Set all the material down again unchanged, without the pictures.

-- begin Data provided --

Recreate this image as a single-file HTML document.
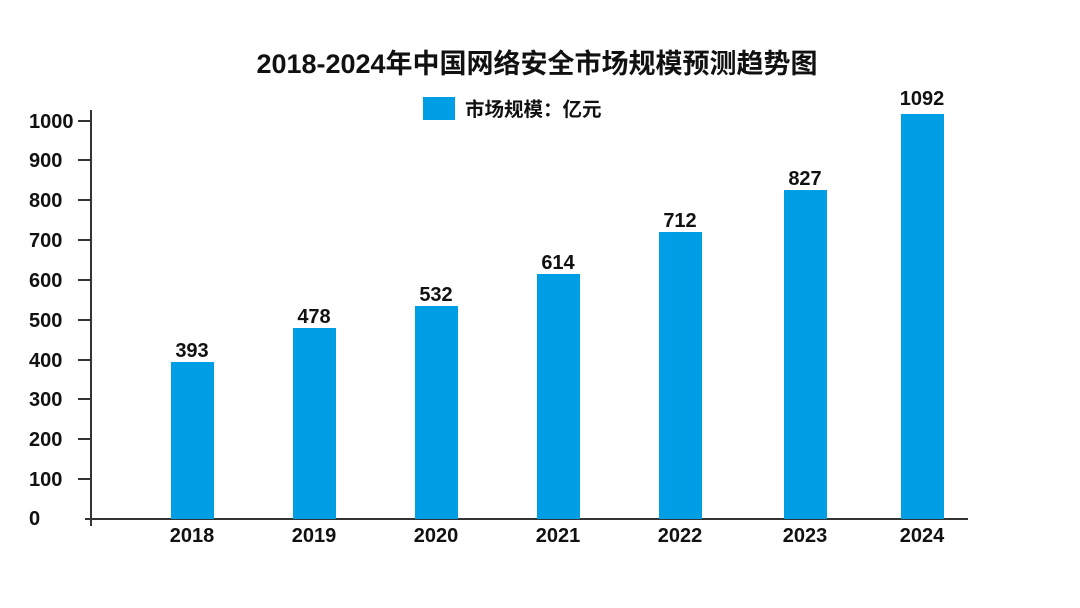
<!DOCTYPE html>
<html><head><meta charset="utf-8"><style>
html,body{margin:0;padding:0;background:#fff;}
svg{display:block;}
text{font-family:"Liberation Sans","Noto Sans CJK SC",sans-serif;font-weight:bold;fill:#111;}
</style></head><body>
<svg width="1080" height="608" viewBox="0 0 1080 608" xmlns="http://www.w3.org/2000/svg">
<text x="537" y="73" font-size="27" text-anchor="middle">2018-2024年中国网络安全市场规模预测趋势图</text>
<rect x="423" y="97" width="32" height="23" fill="#009fe5"/>
<text x="465" y="116" font-size="19.5">市场规模：亿元</text>
<g stroke="#333" stroke-width="2">
<line x1="91" y1="110" x2="91" y2="526"/>
<line x1="85" y1="519" x2="968" y2="519"/>
<line x1="78" y1="121" x2="91" y2="121"/>
<line x1="78" y1="160" x2="91" y2="160"/>
<line x1="78" y1="200" x2="91" y2="200"/>
<line x1="78" y1="240" x2="91" y2="240"/>
<line x1="78" y1="280" x2="91" y2="280"/>
<line x1="78" y1="320" x2="91" y2="320"/>
<line x1="78" y1="360" x2="91" y2="360"/>
<line x1="78" y1="399" x2="91" y2="399"/>
<line x1="78" y1="439" x2="91" y2="439"/>
<line x1="78" y1="479" x2="91" y2="479"/>
</g>
<g font-size="20">
<text x="29" y="128">1000</text>
<text x="29" y="167">900</text>
<text x="29" y="207">800</text>
<text x="29" y="247">700</text>
<text x="29" y="287">600</text>
<text x="29" y="327">500</text>
<text x="29" y="367">400</text>
<text x="29" y="406">300</text>
<text x="29" y="446">200</text>
<text x="29" y="486">100</text>
<text x="29" y="525">0</text>
</g>
<g fill="#009fe5">
<rect x="171" y="362" width="43" height="157"/>
<rect x="293" y="328" width="43" height="191"/>
<rect x="415" y="306" width="43" height="213"/>
<rect x="537" y="274" width="43" height="245"/>
<rect x="659" y="232" width="43" height="287"/>
<rect x="784" y="190" width="43" height="329"/>
<rect x="901" y="114" width="43" height="405"/>
</g>
<g font-size="20" text-anchor="middle">
<text x="192" y="357">393</text>
<text x="314" y="323">478</text>
<text x="436" y="301">532</text>
<text x="558" y="269">614</text>
<text x="680" y="227">712</text>
<text x="805" y="185">827</text>
<text x="922" y="105">1092</text>
<text x="192" y="542">2018</text>
<text x="314" y="542">2019</text>
<text x="436" y="542">2020</text>
<text x="558" y="542">2021</text>
<text x="680" y="542">2022</text>
<text x="805" y="542">2023</text>
<text x="922" y="542">2024</text>
</g>
</svg>
</body></html>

-- end Data provided --

_Task output_:
Recreate this image as a single-file HTML document.
<!DOCTYPE html>
<html><head><meta charset="utf-8"><style>
html,body{margin:0;padding:0;background:#fff;}
svg{display:block;}
text{font-family:"Liberation Sans","Noto Sans CJK SC",sans-serif;font-weight:bold;fill:#111;}
</style></head><body>
<svg width="1080" height="608" viewBox="0 0 1080 608" xmlns="http://www.w3.org/2000/svg">
<text x="537" y="73" font-size="27" text-anchor="middle">2018-2024年中国网络安全市场规模预测趋势图</text>
<rect x="423" y="97" width="32" height="23" fill="#009fe5"/>
<text x="465" y="116" font-size="19.5">市场规模：亿元</text>
<g stroke="#333" stroke-width="2">
<line x1="91" y1="110" x2="91" y2="526"/>
<line x1="85" y1="519" x2="968" y2="519"/>
<line x1="78" y1="121" x2="91" y2="121"/>
<line x1="78" y1="160" x2="91" y2="160"/>
<line x1="78" y1="200" x2="91" y2="200"/>
<line x1="78" y1="240" x2="91" y2="240"/>
<line x1="78" y1="280" x2="91" y2="280"/>
<line x1="78" y1="320" x2="91" y2="320"/>
<line x1="78" y1="360" x2="91" y2="360"/>
<line x1="78" y1="399" x2="91" y2="399"/>
<line x1="78" y1="439" x2="91" y2="439"/>
<line x1="78" y1="479" x2="91" y2="479"/>
</g>
<g font-size="20">
<text x="29" y="128">1000</text>
<text x="29" y="167">900</text>
<text x="29" y="207">800</text>
<text x="29" y="247">700</text>
<text x="29" y="287">600</text>
<text x="29" y="327">500</text>
<text x="29" y="367">400</text>
<text x="29" y="406">300</text>
<text x="29" y="446">200</text>
<text x="29" y="486">100</text>
<text x="29" y="525">0</text>
</g>
<g fill="#009fe5">
<rect x="171" y="362" width="43" height="157"/>
<rect x="293" y="328" width="43" height="191"/>
<rect x="415" y="306" width="43" height="213"/>
<rect x="537" y="274" width="43" height="245"/>
<rect x="659" y="232" width="43" height="287"/>
<rect x="784" y="190" width="43" height="329"/>
<rect x="901" y="114" width="43" height="405"/>
</g>
<g font-size="20" text-anchor="middle">
<text x="192" y="357">393</text>
<text x="314" y="323">478</text>
<text x="436" y="301">532</text>
<text x="558" y="269">614</text>
<text x="680" y="227">712</text>
<text x="805" y="185">827</text>
<text x="922" y="105">1092</text>
<text x="192" y="542">2018</text>
<text x="314" y="542">2019</text>
<text x="436" y="542">2020</text>
<text x="558" y="542">2021</text>
<text x="680" y="542">2022</text>
<text x="805" y="542">2023</text>
<text x="922" y="542">2024</text>
</g>
</svg>
</body></html>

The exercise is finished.